Proteins

While carbohydrates are located at the base of the food pyramid, proteins occupy the smaller space in the middle of the pyramid. Protein-rich foods include beef, poultry, fish, beans, eggs, nuts, and dairy products such as milk, yogurt, and cheese. Your body requires proteins for a wide variety of processes. Proteins are important structural components of cells. In fact, they make up half the dry weight of a cell—muscles are largely composed of proteins. Proteins called enzymes help regulate all the chemical reactions that build up and break down molecules inside your cells. Proteins also function as hormones that send chemical messages throughout your body. A healthful diet will obtain about 15% of its Calories from protein.
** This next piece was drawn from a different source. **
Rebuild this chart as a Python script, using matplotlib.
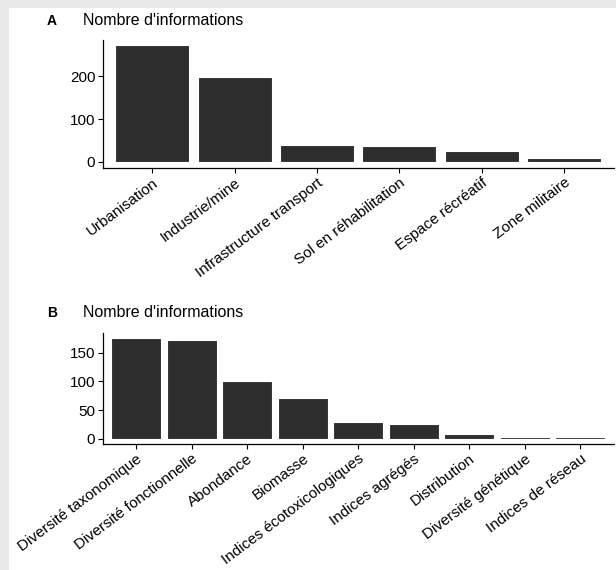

Proteins are large molecules made of monomer subunits called amino acids. There are 20 commonly occurring amino acids. Like carbohydrates, amino acids are made of carbons, hydrogens, and oxygens, but they have an additional amino group and various side groups. Side groups are chemical groups that give amino acids different chemical properties.

Polymers of amino acids are sometimes called polypeptides because the name for the chemical bond joining adjacent amino acids is a peptide bond. Different amino acids are joined together to produce different proteins in much the same manner that children can use differently shaped beads to produce different structures. Each amino acid has unique chemical properties. Since different proteins are composed of different amino acids, each protein has unique chemical properties. Your body synthesizes most of the amino acids it needs. Those your body cannot synthesize are called essential amino acids and must be supplied by the foods you eat. Complete proteins contain he essential amino acids your body need—proteins obtained by eating meat are more likely to be complete than those obtained by eating plants; plant proteins can often be missing one or more essential amino acids.

In the past, some nutritionists believed that vegetarians might be at risk for deficiencies in certain amino acids. However, scientific studies have shown that there is little cause for concern. If a vegetarian’s diet is rich in a wide variety of plant-based foods, the body will have little trouble obtaining all the amino acids it needs to build proteins.

A more contemporary issue is whether vegetarians are deficient in vitamin. This vitamin is required for the production of red blood cells and helps maintain proper nerve function. Vegetarians can increase their intake by drinking soy milk or taking vitamin supplements.

Even though it is possible to obtain all the proteins you need by eating a  variety of plants, Americans tend to eat a lot of meat as well. In addition to being rich in proteins, meat tends to be rich in fat.